Fazia-o até com o marido, mesmo brigados. De noite, os dois
entregavam-se aos instintos; de dia, nem se falavam (a maneira como Miranda se
utiliza de sua esposa é de uma escatologia de claro gosto naturalista: usa a
mulher como alguém que recorre a uma escarradeira).
Miranda enxergava João Romão como inimigo provavelmente porque, além de
estar com inveja de seu enriquecimento volumoso, sentia-se incomodado com
aquela gentalha agitada grudada nos fundos de sua casa. No entanto, entra em
acordo de interesses com seu agora ex-inimigo. Miranda tem a nobreza de que
João Romão necessita. João Romão tem o dinheiro de que Miranda necessita. Nada
mais conveniente do que a união de famílias.
O problema era Bertoleza.
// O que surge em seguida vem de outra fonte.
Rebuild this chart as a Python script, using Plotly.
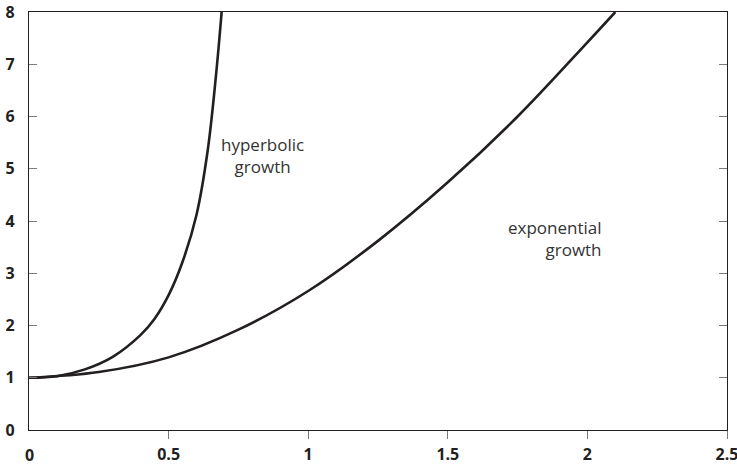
import plotly.graph_objects as go

# Hyperbolic growth curve (x, y) samples
hyper_x = [0.0, 0.10, 0.20, 0.30, 0.40, 0.45, 0.50, 0.55, 0.60, 0.64, 0.67, 0.69]
hyper_y = [1.0, 1.03, 1.16, 1.40, 1.82, 2.13, 2.58, 3.22, 4.12, 5.35, 6.80, 8.0]

# Exponential growth curve (x, y) samples
expo_x = [0.0, 0.25, 0.50, 0.75, 1.00, 1.25, 1.50, 1.75, 2.00, 2.10]
expo_y = [1.0, 1.11, 1.39, 1.92, 2.66, 3.62, 4.74, 6.00, 7.42, 8.0]

x_ticks = [0.5, 1, 1.5, 2, 2.5]
x_tick_text = ["0.5", "1", "1.5", "2", "2.5"]
y_ticks = [0, 1, 2, 3, 4, 5, 6, 7, 8]

INK = "#231f20"
TICK_GREY = "#7a7a7a"
FONT = "Open Sans"

fig = go.Figure()
for xs, ys in ((hyper_x, hyper_y), (expo_x, expo_y)):
    fig.add_trace(go.Scatter(
        x=xs, y=ys, mode="lines",
        line=dict(color=INK, width=2.6, shape="spline", smoothing=1.0),
        showlegend=False, hoverinfo="skip",
    ))

fig.update_layout(
    width=737, height=465,
    margin=dict(l=29, r=10, t=12, b=35),
    paper_bgcolor="white", plot_bgcolor="white",
    font=dict(family=FONT, color=INK),
    xaxis=dict(
        range=[0, 2.5], tickvals=x_ticks, ticktext=x_tick_text,
        ticks="outside", ticklen=8, tickwidth=1.2, tickcolor=TICK_GREY,
        showline=True, linecolor=INK, linewidth=1.4, mirror=True,
        showgrid=False, zeroline=False, automargin=False,
        ticklabeloverflow="allow",
        tickfont=dict(family=FONT, size=16, color=INK, weight="bold"),
        ticklabelstandoff=2,
    ),
    yaxis=dict(
        range=[0, 8], tickvals=y_ticks,
        ticks="inside", ticklen=8, tickwidth=1.2, tickcolor=TICK_GREY,
        showline=True, linecolor=INK, linewidth=1.4, mirror="allticks",
        showgrid=False, zeroline=False, automargin=False,
        ticklabeloverflow="allow",
        tickfont=dict(family=FONT, size=16, color=INK, weight="bold"),
        ticklabelstandoff=10,
    ),
)

# "0" at the x origin, placed like the other x tick labels
fig.add_annotation(
    x=0, y=0, xref="x", yref="y", text="0", showarrow=False,
    yanchor="top", yshift=-12,
    font=dict(family=FONT, size=16, color=INK, weight="bold"),
)

fig.add_annotation(
    x=0.838, y=5.26, xref="x", yref="y",
    text="hyperbolic<br>growth", showarrow=False, align="center",
    font=dict(family=FONT, size=17, color="#333333"),
)
fig.add_annotation(
    x=2.06, y=3.66, xref="x", yref="y", xanchor="right",
    text="exponential<br>growth", showarrow=False, align="right",
    font=dict(family=FONT, size=17, color="#333333"),
)

fig.write_html("out.html")
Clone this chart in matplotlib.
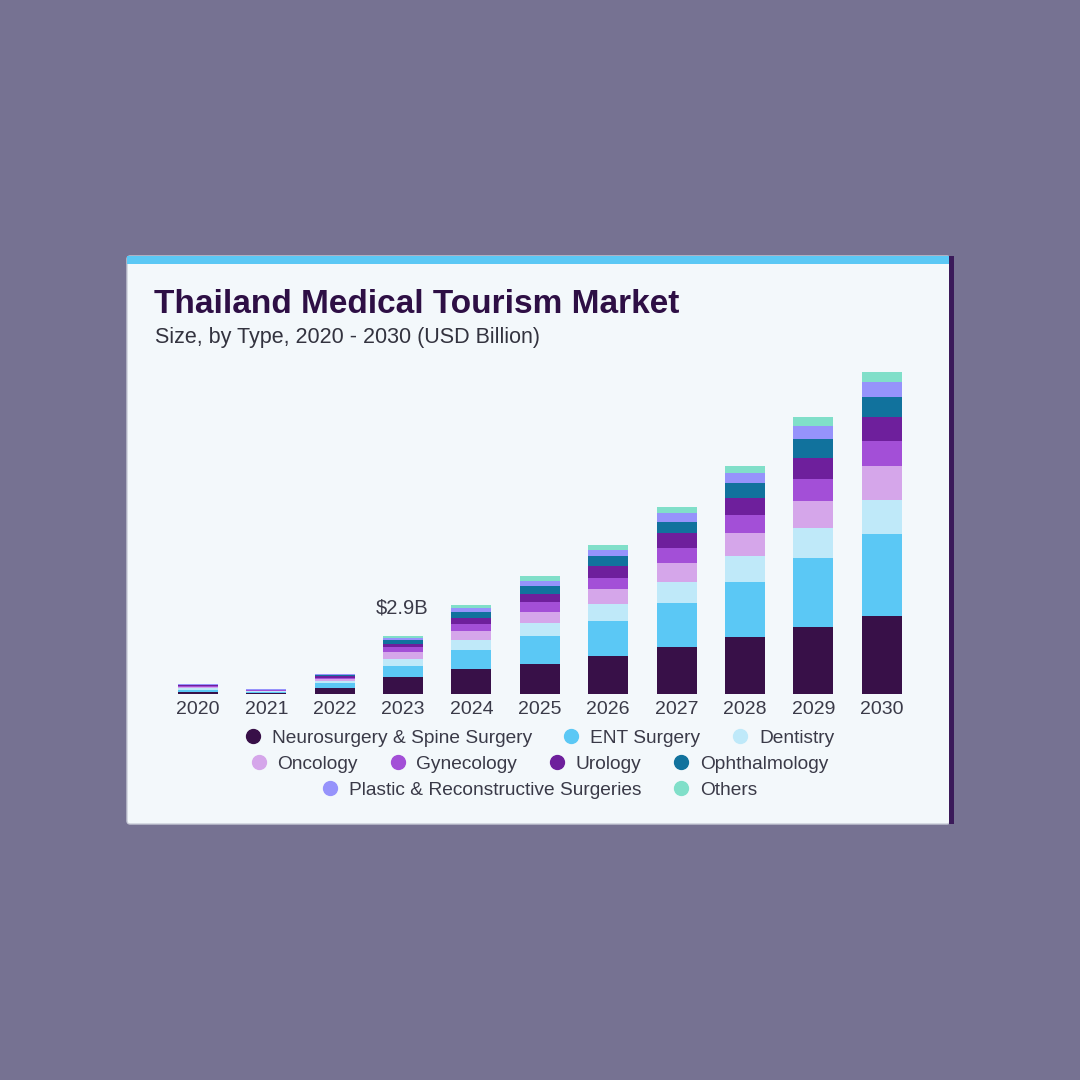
import matplotlib.pyplot as plt
from matplotlib.patches import Rectangle, FancyBboxPatch
from matplotlib.lines import Line2D

# data (USD Billion)
years = ["2020", "2021", "2022", "2023", "2024", "2025", "2026", "2027", "2028", "2029", "2030"]
neuro = [0.11, 0.05, 0.32, 0.84, 1.25, 1.50, 1.92, 2.33, 2.87, 3.35, 3.92]
ent = [0.10, 0.05, 0.22, 0.57, 0.95, 1.40, 1.73, 2.20, 2.73, 3.47, 4.08]
dentistry = [0.07, 0.03, 0.11, 0.33, 0.50, 0.63, 0.83, 1.05, 1.30, 1.47, 1.70]
oncology = [0.06, 0.03, 0.10, 0.36, 0.45, 0.58, 0.75, 0.95, 1.17, 1.38, 1.68]
gynecology = [0.05, 0.02, 0.07, 0.25, 0.35, 0.48, 0.58, 0.75, 0.88, 1.07, 1.28]
urology = [0.04, 0.02, 0.06, 0.17, 0.30, 0.40, 0.58, 0.75, 0.83, 1.05, 1.20]
ophthalmology = [0.03, 0.02, 0.06, 0.20, 0.30, 0.43, 0.52, 0.58, 0.75, 0.95, 1.00]
plastic = [0.03, 0.03, 0.04, 0.08, 0.18, 0.23, 0.28, 0.42, 0.50, 0.65, 0.72]
others = [0.02, 0.01, 0.03, 0.10, 0.15, 0.23, 0.28, 0.30, 0.38, 0.45, 0.53]

labels = ["Neurosurgery & Spine Surgery", "ENT Surgery", "Dentistry", "Oncology",
          "Gynecology", "Urology", "Ophthalmology",
          "Plastic & Reconstructive Surgeries", "Others"]
series = [neuro, ent, dentistry, oncology, gynecology, urology, ophthalmology, plastic, others]
colors = ["#381048", "#5bc8f5", "#bfe9f9", "#d5a6ea", "#a34fd7",
          "#6e1f9c", "#11729d", "#9693fb", "#80dfc9"]
highlight_year = "2023"
highlight_text = "$2.9B"

plt.rcParams['font.family'] = ['Liberation Sans', 'DejaVu Sans']

W = 1080.0


def fx(x):
    return x / W


def fy(y):
    return 1 - y / W


fig = plt.figure(figsize=(10.8, 10.8), dpi=100)
fig.patch.set_facecolor("#767292")

# card behind the chart
card = FancyBboxPatch((fx(127), fy(824)), fx(950) - fx(127), fy(256) - fy(824),
                      boxstyle="round,pad=0,rounding_size=0.003",
                      transform=fig.transFigure, facecolor="#f3f8fb",
                      edgecolor="#c9ccd8", linewidth=1.0, zorder=-3)
fig.add_artist(card)
fig.add_artist(Rectangle((fx(127), fy(264)), fx(950) - fx(127), fy(256) - fy(264),
                         transform=fig.transFigure, facecolor="#5bc8f5",
                         edgecolor="none", zorder=-2))
fig.add_artist(Rectangle((fx(949), fy(824)), fx(954) - fx(949), fy(256) - fy(824),
                         transform=fig.transFigure, facecolor="#3b1a5a",
                         edgecolor="none", zorder=-2))

# axes: baseline at y=694px, 20px per billion
ax = fig.add_axes([fx(163.8), fy(694), fx(752), 340 / W])
ax.set_facecolor("none")
x = list(range(len(years)))
bottom = [0.0] * len(years)
for vals, col, lab in zip(series, colors, labels):
    ax.bar(x, vals, bottom=bottom, width=0.585, color=col, label=lab, linewidth=0)
    bottom = [b + v for b, v in zip(bottom, vals)]

ax.set_xlim(-0.5, len(years) - 0.5)
ax.set_ylim(0, 17)
ax.set_xticks(x)
ax.set_xticklabels(years, fontsize=14, color="#3a3a48")
ax.tick_params(axis="x", length=0, pad=5)
ax.set_yticks([])
for s in ax.spines.values():
    s.set_visible(False)

hi = years.index(highlight_year)
ax.annotate(highlight_text, (hi, bottom[hi]), xytext=(-1, 13), textcoords="offset points",
            ha="center", va="bottom", fontsize=14.5, color="#3a3a48")

# title + subtitle
fig.text(fx(154), fy(313), "Thailand Medical Tourism Market", fontsize=24,
         fontweight="heavy", color="#2e0f45", va="baseline", ha="left")
fig.text(fx(155), fy(343), "Size, by Type, 2020 - 2030 (USD Billion)", fontsize=15.5,
         color="#33333f", va="baseline", ha="left")

# legend in three centered rows
rows = [[0, 1, 2], [3, 4, 5, 6], [7, 8]]
row_y = [738, 764, 790]
for idx, yy in zip(rows, row_y):
    handles = [Line2D([], [], linestyle="none", marker="o", markersize=10,
                      markerfacecolor=colors[i], markeredgecolor=colors[i]) for i in idx]
    leg = fig.legend(handles, [labels[i] for i in idx], loc="center",
                     bbox_to_anchor=(fx(540), fy(yy)), ncol=len(idx), frameon=False,
                     fontsize=13.8, handlelength=0.73, handletextpad=0.62,
                     columnspacing=1.7, borderpad=0, borderaxespad=0)
    for t in leg.get_texts():
        t.set_color("#3a3a48")

fig.savefig("out.png", dpi=100, facecolor=fig.get_facecolor())
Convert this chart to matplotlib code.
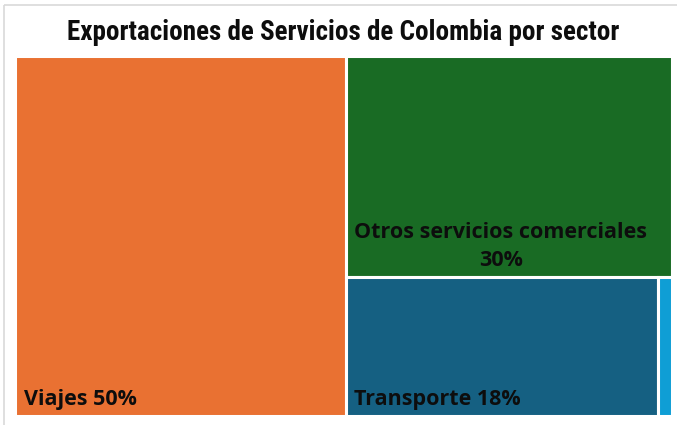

Sem o mínimo escrúpulo, João Romão denuncia
aos herdeiros do antigo dono dela o paradeiro dessa escrava fugida. Só que ele
não contava que ela, quando da visão dos soldados, fosse rasgar sua própria
barriga com a mesma faca com que tratava peixe, estrebuchando como uma anta até
morrer (essa cena final, dotada de inúmeros traços degradantes, é um dos
primores do estilo naturalista. Vale a pena ser lida).
Ironicamente, assim que essa espantosa cena se desenrola, pára diante da
casa de João Romão uma carruagem. Dela descem pessoas que vinham entregar uma
homenagem ao protagonista, por ter-se mostrado um homem preocupado com a
situação do negro e a causa abolicionista.
Um final irônico, bem ao sabor de Eça de Queirós, seu grande mestre (há
quem enxergue nessa filiação queirosiana uma explicação para os lusitanismos
tão comuns nos textos de Aluísio Azevedo. Na realidade, a justificativa para
esse fato é outra.
Em primeiro lugar, esse autor naturalista é filho de portugueses, o que
já faria compreensível o emprego de expressões típicas da variante européia de
nossa língua. Além disso, o escritor é nascido e criado em São Luís do
Maranhão, cidade que, na época, ainda mantinha fortíssimos vínculos com
Portugal, influenciando até em sua linguagem).